To be done:
Repeat the data that follows, word for word, without the images.

Data provided:
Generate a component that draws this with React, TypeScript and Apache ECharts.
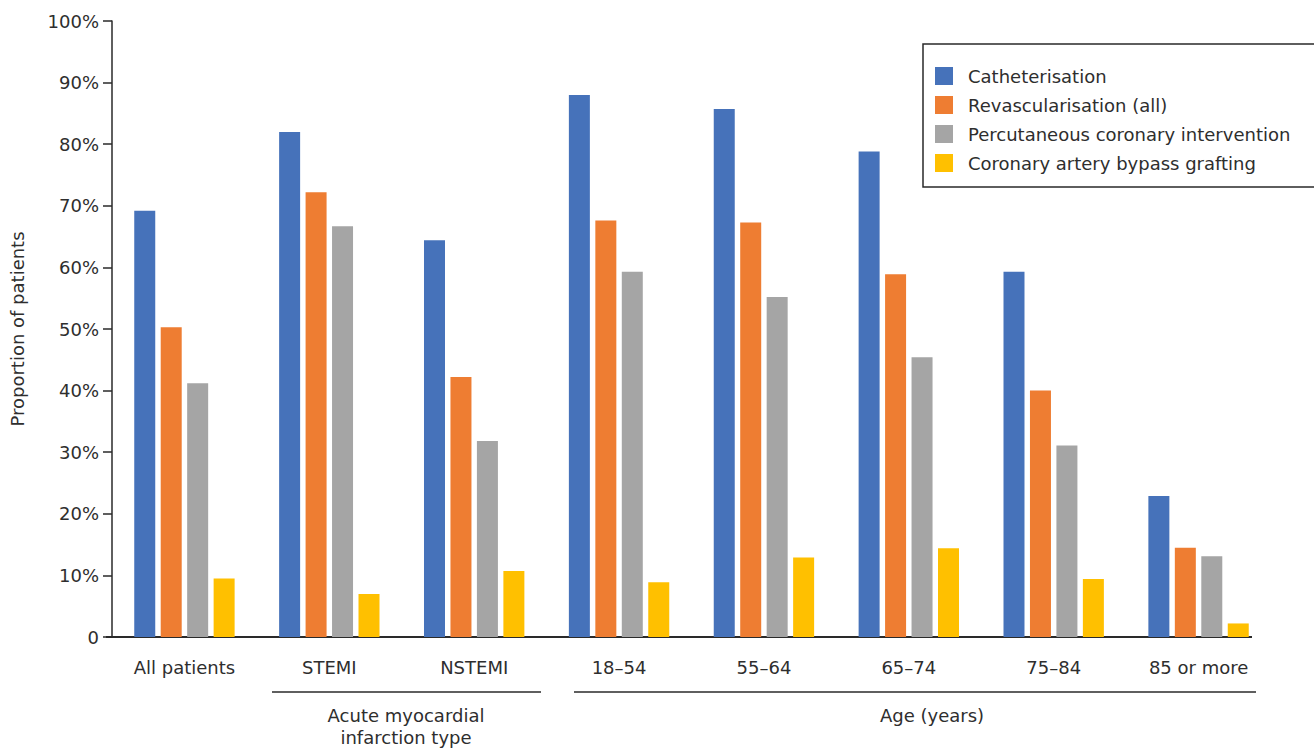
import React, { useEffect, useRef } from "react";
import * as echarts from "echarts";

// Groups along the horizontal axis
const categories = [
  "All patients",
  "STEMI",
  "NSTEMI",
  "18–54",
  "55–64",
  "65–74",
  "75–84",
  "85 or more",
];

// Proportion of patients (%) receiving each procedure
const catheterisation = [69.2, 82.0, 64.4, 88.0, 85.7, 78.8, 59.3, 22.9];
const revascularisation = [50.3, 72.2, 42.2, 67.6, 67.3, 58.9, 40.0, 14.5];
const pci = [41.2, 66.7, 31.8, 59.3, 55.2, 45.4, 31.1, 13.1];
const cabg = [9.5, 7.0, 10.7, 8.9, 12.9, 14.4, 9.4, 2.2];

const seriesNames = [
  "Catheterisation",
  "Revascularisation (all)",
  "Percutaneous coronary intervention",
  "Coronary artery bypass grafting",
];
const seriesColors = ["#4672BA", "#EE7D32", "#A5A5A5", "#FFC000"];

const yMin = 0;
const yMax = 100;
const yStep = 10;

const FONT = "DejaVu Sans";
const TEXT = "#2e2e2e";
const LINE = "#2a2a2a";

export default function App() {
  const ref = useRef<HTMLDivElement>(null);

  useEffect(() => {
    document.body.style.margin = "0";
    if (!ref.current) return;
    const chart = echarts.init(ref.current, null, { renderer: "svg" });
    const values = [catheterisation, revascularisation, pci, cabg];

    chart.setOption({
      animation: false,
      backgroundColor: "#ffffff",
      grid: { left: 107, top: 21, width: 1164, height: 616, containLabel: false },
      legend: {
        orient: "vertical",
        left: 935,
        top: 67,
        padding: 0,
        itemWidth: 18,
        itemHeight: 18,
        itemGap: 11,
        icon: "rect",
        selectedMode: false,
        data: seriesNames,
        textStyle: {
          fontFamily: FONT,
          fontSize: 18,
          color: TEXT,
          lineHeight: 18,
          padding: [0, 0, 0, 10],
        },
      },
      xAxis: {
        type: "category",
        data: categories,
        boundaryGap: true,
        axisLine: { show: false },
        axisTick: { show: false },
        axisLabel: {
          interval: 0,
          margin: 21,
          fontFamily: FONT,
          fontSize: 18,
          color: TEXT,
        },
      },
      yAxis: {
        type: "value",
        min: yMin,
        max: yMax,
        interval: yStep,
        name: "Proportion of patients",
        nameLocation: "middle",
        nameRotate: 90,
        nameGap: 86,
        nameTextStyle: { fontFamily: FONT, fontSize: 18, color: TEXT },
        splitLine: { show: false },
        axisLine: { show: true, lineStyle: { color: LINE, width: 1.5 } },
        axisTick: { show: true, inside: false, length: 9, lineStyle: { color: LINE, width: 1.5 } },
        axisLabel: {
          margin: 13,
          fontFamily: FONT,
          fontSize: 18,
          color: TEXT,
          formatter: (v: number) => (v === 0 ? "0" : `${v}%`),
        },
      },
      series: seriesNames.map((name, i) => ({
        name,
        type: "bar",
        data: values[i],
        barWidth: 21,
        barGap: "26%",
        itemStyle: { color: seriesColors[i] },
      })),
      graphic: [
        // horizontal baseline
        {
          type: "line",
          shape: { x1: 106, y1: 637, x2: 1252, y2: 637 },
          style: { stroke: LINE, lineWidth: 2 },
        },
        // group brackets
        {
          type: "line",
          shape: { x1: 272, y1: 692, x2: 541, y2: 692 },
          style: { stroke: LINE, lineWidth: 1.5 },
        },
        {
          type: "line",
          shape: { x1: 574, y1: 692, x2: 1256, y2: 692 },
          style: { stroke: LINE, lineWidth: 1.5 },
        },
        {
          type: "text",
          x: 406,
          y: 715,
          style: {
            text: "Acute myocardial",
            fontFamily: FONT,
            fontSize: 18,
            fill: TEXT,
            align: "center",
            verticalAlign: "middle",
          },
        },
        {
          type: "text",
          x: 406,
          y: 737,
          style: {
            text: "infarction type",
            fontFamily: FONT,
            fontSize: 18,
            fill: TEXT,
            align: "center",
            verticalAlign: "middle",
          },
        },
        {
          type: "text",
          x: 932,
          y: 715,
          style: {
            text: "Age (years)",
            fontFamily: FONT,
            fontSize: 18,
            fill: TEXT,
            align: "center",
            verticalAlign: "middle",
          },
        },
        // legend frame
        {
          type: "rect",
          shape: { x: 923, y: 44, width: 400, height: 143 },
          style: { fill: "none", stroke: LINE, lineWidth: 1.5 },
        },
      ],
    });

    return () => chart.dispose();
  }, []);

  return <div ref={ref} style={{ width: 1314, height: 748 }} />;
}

Answer to this exercise:
Generate a component that draws this with React, TypeScript and Apache ECharts.
import React, { useEffect, useRef } from "react";
import * as echarts from "echarts";

// Groups along the horizontal axis
const categories = [
  "All patients",
  "STEMI",
  "NSTEMI",
  "18–54",
  "55–64",
  "65–74",
  "75–84",
  "85 or more",
];

// Proportion of patients (%) receiving each procedure
const catheterisation = [69.2, 82.0, 64.4, 88.0, 85.7, 78.8, 59.3, 22.9];
const revascularisation = [50.3, 72.2, 42.2, 67.6, 67.3, 58.9, 40.0, 14.5];
const pci = [41.2, 66.7, 31.8, 59.3, 55.2, 45.4, 31.1, 13.1];
const cabg = [9.5, 7.0, 10.7, 8.9, 12.9, 14.4, 9.4, 2.2];

const seriesNames = [
  "Catheterisation",
  "Revascularisation (all)",
  "Percutaneous coronary intervention",
  "Coronary artery bypass grafting",
];
const seriesColors = ["#4672BA", "#EE7D32", "#A5A5A5", "#FFC000"];

const yMin = 0;
const yMax = 100;
const yStep = 10;

const FONT = "DejaVu Sans";
const TEXT = "#2e2e2e";
const LINE = "#2a2a2a";

export default function App() {
  const ref = useRef<HTMLDivElement>(null);

  useEffect(() => {
    document.body.style.margin = "0";
    if (!ref.current) return;
    const chart = echarts.init(ref.current, null, { renderer: "svg" });
    const values = [catheterisation, revascularisation, pci, cabg];

    chart.setOption({
      animation: false,
      backgroundColor: "#ffffff",
      grid: { left: 107, top: 21, width: 1164, height: 616, containLabel: false },
      legend: {
        orient: "vertical",
        left: 935,
        top: 67,
        padding: 0,
        itemWidth: 18,
        itemHeight: 18,
        itemGap: 11,
        icon: "rect",
        selectedMode: false,
        data: seriesNames,
        textStyle: {
          fontFamily: FONT,
          fontSize: 18,
          color: TEXT,
          lineHeight: 18,
          padding: [0, 0, 0, 10],
        },
      },
      xAxis: {
        type: "category",
        data: categories,
        boundaryGap: true,
        axisLine: { show: false },
        axisTick: { show: false },
        axisLabel: {
          interval: 0,
          margin: 21,
          fontFamily: FONT,
          fontSize: 18,
          color: TEXT,
        },
      },
      yAxis: {
        type: "value",
        min: yMin,
        max: yMax,
        interval: yStep,
        name: "Proportion of patients",
        nameLocation: "middle",
        nameRotate: 90,
        nameGap: 86,
        nameTextStyle: { fontFamily: FONT, fontSize: 18, color: TEXT },
        splitLine: { show: false },
        axisLine: { show: true, lineStyle: { color: LINE, width: 1.5 } },
        axisTick: { show: true, inside: false, length: 9, lineStyle: { color: LINE, width: 1.5 } },
        axisLabel: {
          margin: 13,
          fontFamily: FONT,
          fontSize: 18,
          color: TEXT,
          formatter: (v: number) => (v === 0 ? "0" : `${v}%`),
        },
      },
      series: seriesNames.map((name, i) => ({
        name,
        type: "bar",
        data: values[i],
        barWidth: 21,
        barGap: "26%",
        itemStyle: { color: seriesColors[i] },
      })),
      graphic: [
        // horizontal baseline
        {
          type: "line",
          shape: { x1: 106, y1: 637, x2: 1252, y2: 637 },
          style: { stroke: LINE, lineWidth: 2 },
        },
        // group brackets
        {
          type: "line",
          shape: { x1: 272, y1: 692, x2: 541, y2: 692 },
          style: { stroke: LINE, lineWidth: 1.5 },
        },
        {
          type: "line",
          shape: { x1: 574, y1: 692, x2: 1256, y2: 692 },
          style: { stroke: LINE, lineWidth: 1.5 },
        },
        {
          type: "text",
          x: 406,
          y: 715,
          style: {
            text: "Acute myocardial",
            fontFamily: FONT,
            fontSize: 18,
            fill: TEXT,
            align: "center",
            verticalAlign: "middle",
          },
        },
        {
          type: "text",
          x: 406,
          y: 737,
          style: {
            text: "infarction type",
            fontFamily: FONT,
            fontSize: 18,
            fill: TEXT,
            align: "center",
            verticalAlign: "middle",
          },
        },
        {
          type: "text",
          x: 932,
          y: 715,
          style: {
            text: "Age (years)",
            fontFamily: FONT,
            fontSize: 18,
            fill: TEXT,
            align: "center",
            verticalAlign: "middle",
          },
        },
        // legend frame
        {
          type: "rect",
          shape: { x: 923, y: 44, width: 400, height: 143 },
          style: { fill: "none", stroke: LINE, lineWidth: 1.5 },
        },
      ],
    });

    return () => chart.dispose();
  }, []);

  return <div ref={ref} style={{ width: 1314, height: 748 }} />;
}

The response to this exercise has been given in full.